Data science encompasses the study of extensive data volumes using contemporary tools and methodologies to uncover latent patterns, extract meaningful insights, and inform business decisions. Employing sophisticated machine learning algorithms, data science constructs predictive models derived from diverse data sources presented in various formats. Now, with a grasp of what data science entails, let’s delve into the data science lifecycle.
The Data Science Lifecycle
Data Science lifecycle, comprising five distinct stages, each with specific tasks:
- Capture: Involves gathering raw structured and unstructured data through processes like Data Acquisition, Data Entry, Signal Reception, and Data Extraction.
- Maintain: Encompasses tasks like Data Warehousing, Data Cleansing, Data Staging, Data Processing, and Data Architecture, transforming raw data into a usable form.
- Process: Entails Data Mining, Clustering/Classification, Data Modeling, and Data Summarization, where data scientists scrutinize prepared data for patterns, ranges, and biases crucial for predictive analysis.
- Analyze: The core of the lifecycle involves Exploratory/Confirmatory, Predictive Analysis, Regression, Text Mining, and Qualitative Analysis, where various analyses are performed on the data.
- Communicate: The final step includes Data Reporting, Data Visualization, Business Intelligence, and Decision Making, where analysts present analyses in easily understandable formats like charts, graphs, and reports.
Data Science Prerequisites
Before delving into data science, familiarize yourself with these technical concepts:
- Machine Learning: A fundamental aspect of data science, requiring a solid understanding of ML alongside basic statistical knowledge.

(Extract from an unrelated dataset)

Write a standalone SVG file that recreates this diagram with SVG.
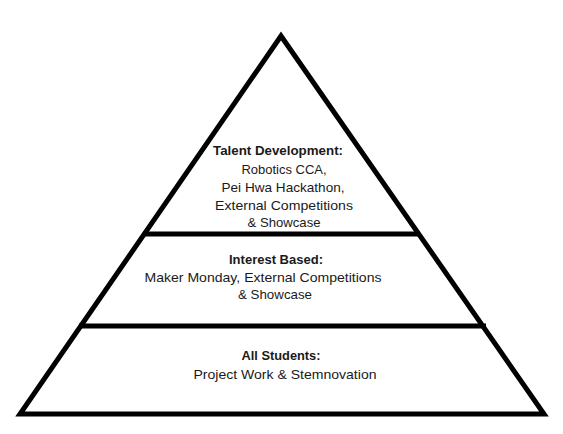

- Modeling: Involves the use of mathematical models to make quick calculations and predictions, identifying suitable algorithms for problem-solving, and training models.

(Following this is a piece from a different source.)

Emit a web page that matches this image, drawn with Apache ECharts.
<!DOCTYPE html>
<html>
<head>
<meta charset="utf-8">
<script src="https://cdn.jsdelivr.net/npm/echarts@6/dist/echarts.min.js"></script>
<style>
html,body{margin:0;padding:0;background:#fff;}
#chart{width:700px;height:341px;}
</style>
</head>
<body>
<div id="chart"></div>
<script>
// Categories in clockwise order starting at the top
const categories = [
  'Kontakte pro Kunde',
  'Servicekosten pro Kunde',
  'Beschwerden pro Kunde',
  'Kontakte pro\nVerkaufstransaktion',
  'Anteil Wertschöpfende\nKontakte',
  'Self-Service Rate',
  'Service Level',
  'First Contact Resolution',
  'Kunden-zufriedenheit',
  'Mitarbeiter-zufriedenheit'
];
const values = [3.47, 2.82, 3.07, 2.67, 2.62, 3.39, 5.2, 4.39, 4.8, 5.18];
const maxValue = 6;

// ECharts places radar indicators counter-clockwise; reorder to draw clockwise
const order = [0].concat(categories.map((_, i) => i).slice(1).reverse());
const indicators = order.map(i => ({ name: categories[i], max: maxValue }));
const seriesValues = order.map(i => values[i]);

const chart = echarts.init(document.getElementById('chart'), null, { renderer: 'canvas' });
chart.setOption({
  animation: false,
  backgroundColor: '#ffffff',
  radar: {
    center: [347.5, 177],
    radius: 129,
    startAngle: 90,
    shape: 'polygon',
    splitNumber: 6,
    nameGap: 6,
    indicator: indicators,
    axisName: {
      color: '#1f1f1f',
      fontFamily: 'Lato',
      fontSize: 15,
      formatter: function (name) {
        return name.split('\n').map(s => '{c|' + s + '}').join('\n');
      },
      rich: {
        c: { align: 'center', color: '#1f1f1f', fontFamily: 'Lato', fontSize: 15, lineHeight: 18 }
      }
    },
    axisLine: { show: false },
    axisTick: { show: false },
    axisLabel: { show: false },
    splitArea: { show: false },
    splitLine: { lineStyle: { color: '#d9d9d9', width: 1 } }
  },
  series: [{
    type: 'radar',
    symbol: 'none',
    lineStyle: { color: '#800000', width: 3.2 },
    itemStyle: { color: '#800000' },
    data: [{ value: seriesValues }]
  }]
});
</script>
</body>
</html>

- Statistics: At the core of data science, a robust grasp of statistics aids in extracting more intelligence and obtaining meaningful results.
- Programming: Some programming proficiency is necessary for successful data science projects. Python and R are common languages, with Python being popular for its ease of learning and support for data science and ML libraries.
- Database: A competent data scientist should understand how databases operate, manage them effectively, and extract data proficiently.